Exercise data ->
==============================
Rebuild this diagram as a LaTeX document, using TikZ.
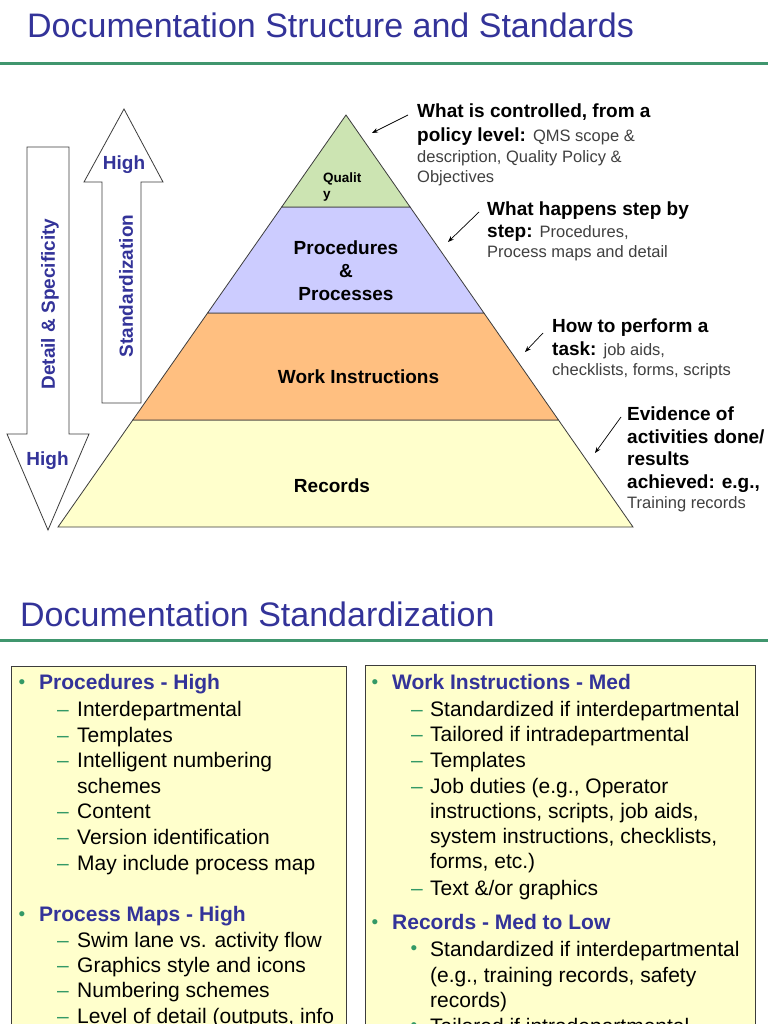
==============================
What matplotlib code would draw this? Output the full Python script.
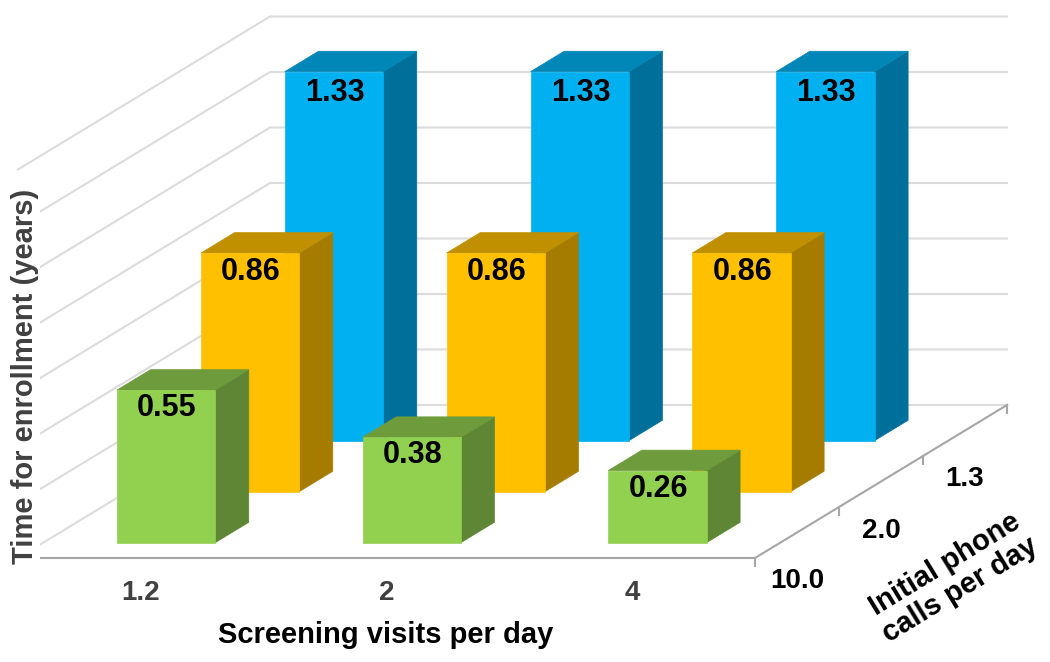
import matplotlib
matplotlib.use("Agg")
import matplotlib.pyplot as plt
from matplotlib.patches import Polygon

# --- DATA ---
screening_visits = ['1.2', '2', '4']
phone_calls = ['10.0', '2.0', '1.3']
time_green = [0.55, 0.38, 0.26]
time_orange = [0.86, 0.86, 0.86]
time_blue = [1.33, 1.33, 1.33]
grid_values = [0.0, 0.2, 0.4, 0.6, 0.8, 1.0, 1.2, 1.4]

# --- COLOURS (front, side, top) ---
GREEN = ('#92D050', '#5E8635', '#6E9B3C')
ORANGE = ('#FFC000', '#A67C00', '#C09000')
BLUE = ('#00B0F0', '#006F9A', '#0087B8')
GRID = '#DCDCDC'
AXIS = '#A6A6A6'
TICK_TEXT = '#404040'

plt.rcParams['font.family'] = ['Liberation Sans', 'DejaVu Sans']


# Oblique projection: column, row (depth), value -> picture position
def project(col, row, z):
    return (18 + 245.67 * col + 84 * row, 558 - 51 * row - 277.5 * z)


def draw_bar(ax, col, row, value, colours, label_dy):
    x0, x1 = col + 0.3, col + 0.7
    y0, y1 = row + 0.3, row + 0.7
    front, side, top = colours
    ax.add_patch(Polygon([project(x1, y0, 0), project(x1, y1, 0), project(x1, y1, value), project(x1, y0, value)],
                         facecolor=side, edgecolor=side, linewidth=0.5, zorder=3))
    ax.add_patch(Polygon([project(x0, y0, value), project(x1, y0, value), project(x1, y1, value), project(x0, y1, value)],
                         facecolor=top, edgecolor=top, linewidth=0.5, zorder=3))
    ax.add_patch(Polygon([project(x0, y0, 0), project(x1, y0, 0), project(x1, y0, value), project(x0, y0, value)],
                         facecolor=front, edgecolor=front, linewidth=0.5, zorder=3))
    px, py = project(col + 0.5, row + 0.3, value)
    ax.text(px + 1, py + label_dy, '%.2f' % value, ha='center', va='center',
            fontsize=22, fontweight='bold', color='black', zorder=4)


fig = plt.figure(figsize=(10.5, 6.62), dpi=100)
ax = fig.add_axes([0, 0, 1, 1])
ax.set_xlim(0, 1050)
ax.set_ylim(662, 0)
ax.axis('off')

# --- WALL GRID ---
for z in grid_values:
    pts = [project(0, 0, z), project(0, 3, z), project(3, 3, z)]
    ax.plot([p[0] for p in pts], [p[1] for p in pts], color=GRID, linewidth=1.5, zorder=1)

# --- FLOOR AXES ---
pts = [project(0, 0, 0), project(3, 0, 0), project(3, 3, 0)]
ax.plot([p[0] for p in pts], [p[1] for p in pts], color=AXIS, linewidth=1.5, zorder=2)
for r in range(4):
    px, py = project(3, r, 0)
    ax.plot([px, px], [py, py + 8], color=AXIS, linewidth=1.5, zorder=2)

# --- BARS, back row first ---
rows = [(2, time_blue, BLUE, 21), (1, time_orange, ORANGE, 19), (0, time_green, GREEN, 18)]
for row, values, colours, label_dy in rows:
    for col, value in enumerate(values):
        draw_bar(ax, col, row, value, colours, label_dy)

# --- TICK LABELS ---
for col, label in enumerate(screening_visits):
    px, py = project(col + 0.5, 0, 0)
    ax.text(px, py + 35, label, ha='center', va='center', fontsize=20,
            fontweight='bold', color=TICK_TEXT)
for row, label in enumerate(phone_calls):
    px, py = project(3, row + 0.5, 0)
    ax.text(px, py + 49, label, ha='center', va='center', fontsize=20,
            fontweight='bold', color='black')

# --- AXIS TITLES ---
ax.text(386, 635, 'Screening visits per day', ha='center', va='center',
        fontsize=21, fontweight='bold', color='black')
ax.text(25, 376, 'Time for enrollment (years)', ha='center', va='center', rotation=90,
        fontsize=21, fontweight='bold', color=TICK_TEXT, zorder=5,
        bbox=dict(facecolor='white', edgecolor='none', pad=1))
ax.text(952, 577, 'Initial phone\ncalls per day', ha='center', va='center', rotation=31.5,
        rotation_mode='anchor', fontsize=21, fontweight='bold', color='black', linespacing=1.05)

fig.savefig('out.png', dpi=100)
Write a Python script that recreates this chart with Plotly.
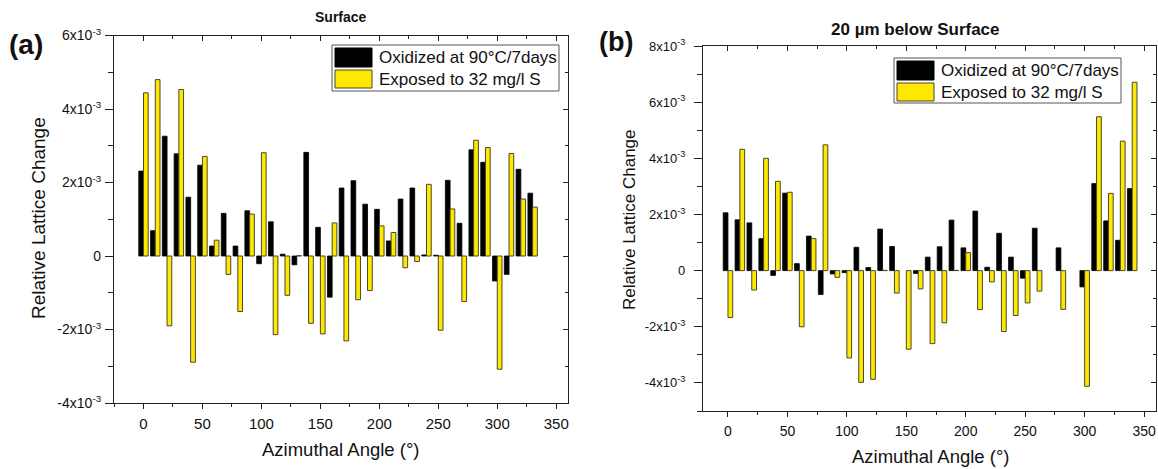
==============================
To be done -> The answer is the number of lines in the preceding material that hold "script"; write that number and nothing else.

Response to the exercise -> 2